Покачиваясь, гости разошлись по комнатам; старик сидел на маленьком диванчике, кажется, с дочерью. Поставьте на его место не отца, а самого холодного эгоиста, и того бы неприятно поразил, если б не обидел, начавшийся шум и смех. Молодежь ушла в особую комнату, взявши с собой протодьякона, который подружился с ними, толкал всех своим огромным брюхом и на последнем пении Вечной памяти явно фарсил своим нечеловеческим басом. Другой какой-то огромный поп, приняв меня за брата, осыпал меня благодарностями за приятное соседство и целовал меня, а потом целовал в извинение за свою ошибку.
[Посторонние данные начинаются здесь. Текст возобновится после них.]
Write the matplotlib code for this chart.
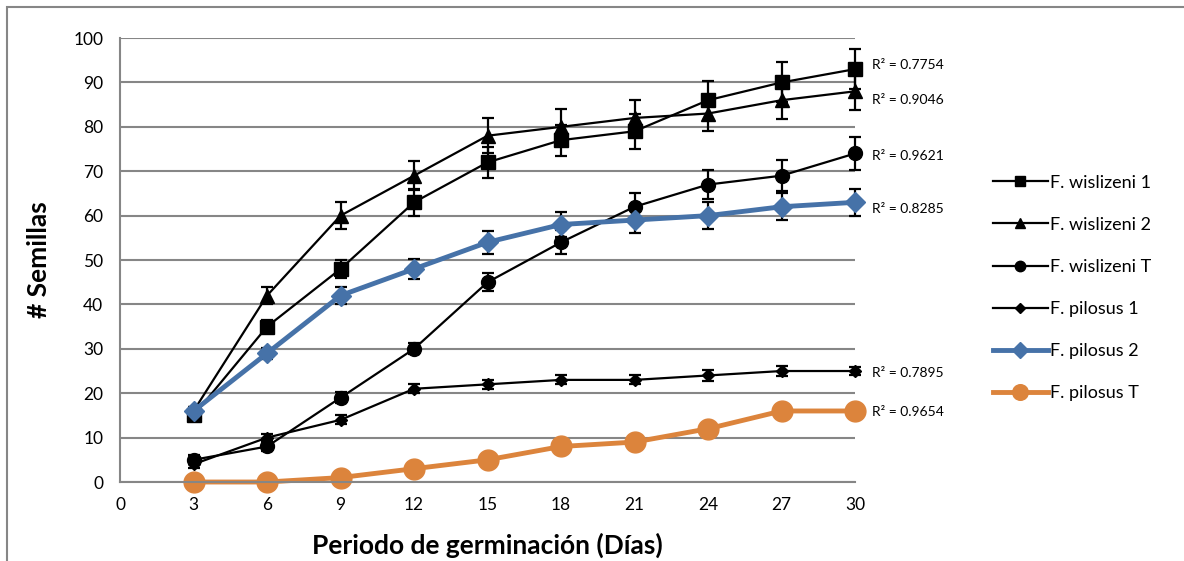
import matplotlib.pyplot as plt
from matplotlib.patches import Rectangle

plt.rcParams['font.family'] = ['Lato', 'DejaVu Sans']

dias = [3, 6, 9, 12, 15, 18, 21, 24, 27, 30]

series_names = ['F. wislizeni 1', 'F. wislizeni 2', 'F. wislizeni T',
                'F. pilosus 1', 'F. pilosus 2', 'F. pilosus T']

wis1 = [15, 35, 48, 63, 72, 77, 79, 86, 90, 93]
wis1_err = [1, 1.5, 2, 3, 3.5, 3.5, 4, 4.4, 4.5, 4.5]
wis2 = [16, 42, 60, 69, 78, 80, 82, 83, 86, 88]
wis2_err = [1, 2, 3, 3.2, 4, 4, 4, 4, 4.3, 4.3]
wisT = [5, 8, 19, 30, 45, 54, 62, 67, 69, 74]
wisT_err = [1, 1, 1.2, 1.2, 2, 2.7, 3, 3.2, 3.5, 3.7]
pil1 = [4, 10, 14, 21, 22, 23, 23, 24, 25, 25]
pil1_err = [0.8, 0.8, 1, 1, 1, 1, 1, 1.2, 1.2, 1]
pil2 = [16, 29, 42, 48, 54, 58, 59, 60, 62, 63]
pil2_err = [1, 1.2, 2, 2.3, 2.6, 2.8, 3, 3, 3, 3]
pilT = [0, 0, 1, 3, 5, 8, 9, 12, 16, 16]

r2_labels = ['0.7754', '0.9046', '0.9621', '0.8285', '0.7895', '0.9654']
r2_y = [94, 86, 73.5, 61.5, 24.5, 15.8]

fig = plt.figure(figsize=(11.84, 5.61), dpi=100)
ax = fig.add_axes([0.1014, 0.1408, 0.6208, 0.7914])

# outer border like the excel chart frame
fig.patches.append(Rectangle((7 / 1184, -0.1), 1.2, 1 - 7 / 561 + 0.1,
                             transform=fig.transFigure, fill=False,
                             edgecolor='#868686', lw=1.5))

black = dict(color='black', lw=1.6, ecolor='black', elinewidth=1.6,
             capsize=4, capthick=1.6, clip_on=False)
handles = []
h = ax.errorbar(dias, wis1, yerr=wis1_err, marker='s', ms=9.5, **black)
handles.append(h.lines[0])
h = ax.errorbar(dias, wis2, yerr=wis2_err, marker='^', ms=10, **black)
handles.append(h.lines[0])
h = ax.errorbar(dias, wisT, yerr=wisT_err, marker='o', ms=10, **black)
handles.append(h.lines[0])
h = ax.errorbar(dias, pil1, yerr=pil1_err, marker='D', ms=6.5, **black)
handles.append(h.lines[0])
h = ax.errorbar(dias, pil2, yerr=pil2_err, marker='D', ms=10.5,
                color='#4672A8', lw=3.5, ecolor='black', elinewidth=1.6,
                capsize=4, capthick=1.6, clip_on=False)
handles.append(h.lines[0])
h, = ax.plot(dias, pilT, marker='o', ms=15, color='#DC843C', lw=3.5,
             clip_on=False)
handles.append(h)

for lab, yy in zip(r2_labels, r2_y):
    ax.text(30.7, yy, 'R² = ' + lab, fontsize=10, va='center',
            ha='left', clip_on=False)

ax.set_xlim(0, 30)
ax.set_ylim(0, 100)
ax.set_xticks(range(0, 31, 3))
ax.set_yticks(range(0, 101, 10))
ax.tick_params(length=0, labelsize=12.5)
ax.tick_params(axis='y', pad=12)
ax.tick_params(axis='x', pad=11)
ax.grid(axis='y', color='#868686', lw=1.5)
ax.set_axisbelow(True)
for s in ['top', 'right']:
    ax.spines[s].set_visible(False)
for s in ['left', 'bottom']:
    ax.spines[s].set_color('#868686')
    ax.spines[s].set_linewidth(1.5)

ax.set_xlabel('Periodo de germinación (Días)', fontsize=19,
              fontweight='bold', labelpad=14)
ax.set_ylabel('# Semillas', fontsize=19, fontweight='bold', labelpad=16)

leg = ax.legend(handles, series_names, loc='center left',
                bbox_to_anchor=(1.165, 0.437), frameon=False, fontsize=13,
                handlelength=3.05, labelspacing=1.45, handletextpad=0.15,
                markerscale=0.75)

fig.savefig('out.png', dpi=100)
Ротмистр Г. собирался показывать всей публике, как Набоков в Новгороде делает пехотный развод, а другой Г., улан, клялся, что он повезет дьякона в какой-то фикгауз. Я взялся за шляпу и ушел, признавая, что все правы, и все-таки недовольный всеми. Но днем я был доволен.
В лагерях я досадовал, что мне не приходилось все время быть одному. Этот преизбыток компании должен был обратиться в привычку, и потому первое безденежье, заставив меня сидеть дома, заставило скучать. Напрасно убеждал я себя, что уединение и занятия лучше общества, особенно общества лагерной линейки, — привычка гнала меня с наступлением вечера куда бы то ни было. Так подействовал на меня лагерь, что же должен был он сделать с людьми более безденежными и с более ограниченным кругом занятий? Недостаток шатанья и болтовни обратился у них в скуку, уныние и жалобы на свою судьбу.
Такой ход дел продолжается и «по сие время», маленькая наша компания почти всякий день сходилася наверху, над нашей квартирой, но беседы, вместо коротких и оживленных, как они бывали иногда прежде, сделались длинными и потому невеселыми. Ни одному из членов нечего рассказывать, а иные на время убыли.
На днях сидело нас в клубе четверо, Р., Б., Д. и я. Сначала были пересказаны все события дня, потом сыграно и спето несколько музыкальных вещей из собрания «Скандальных песен и романсов», наконец, все погрузились в
«Чрезвычайно весело», — сказал один из присутствующих. Другой сказал: «Будет чем вспомнить свою молодость». Я заметил, что подобную вещь говорят почти все люди, назвал сказавшего лордом Байроном и по какому-то случаю заметил, что причину тоски и неудовольствия на себя надо искать в нашем бестолковом воспитании.
Моя идея, которая была стара и не требовала пояснений, возбудила сильное противоречие. Мне сказали, что с безденежьем, с недостатком света и развлечения сопряжена тоска, что идеи, связывающие между собой людей с целью в жизни, не что иное, как шарлатанство, или хоть не шарлатанство, а вещь, не способная отогнать скуку и доставлять постоянное удовольствие.
— «Итак, господа, — сказал я, — вы согласны все, что наша скука происходит оттого, что у нас нет денег?»
Все согласились. «Я сам люблю деньги и вижу в них идею независимости. Так кто же мешает нам достать денег?». Все думали, что я шучу, и я в самом деле начал излагать средства для развеселения публики, но на дне была у меня легкая идея возможности всего, если несколько человек захотят с усилием и предприимчивостью.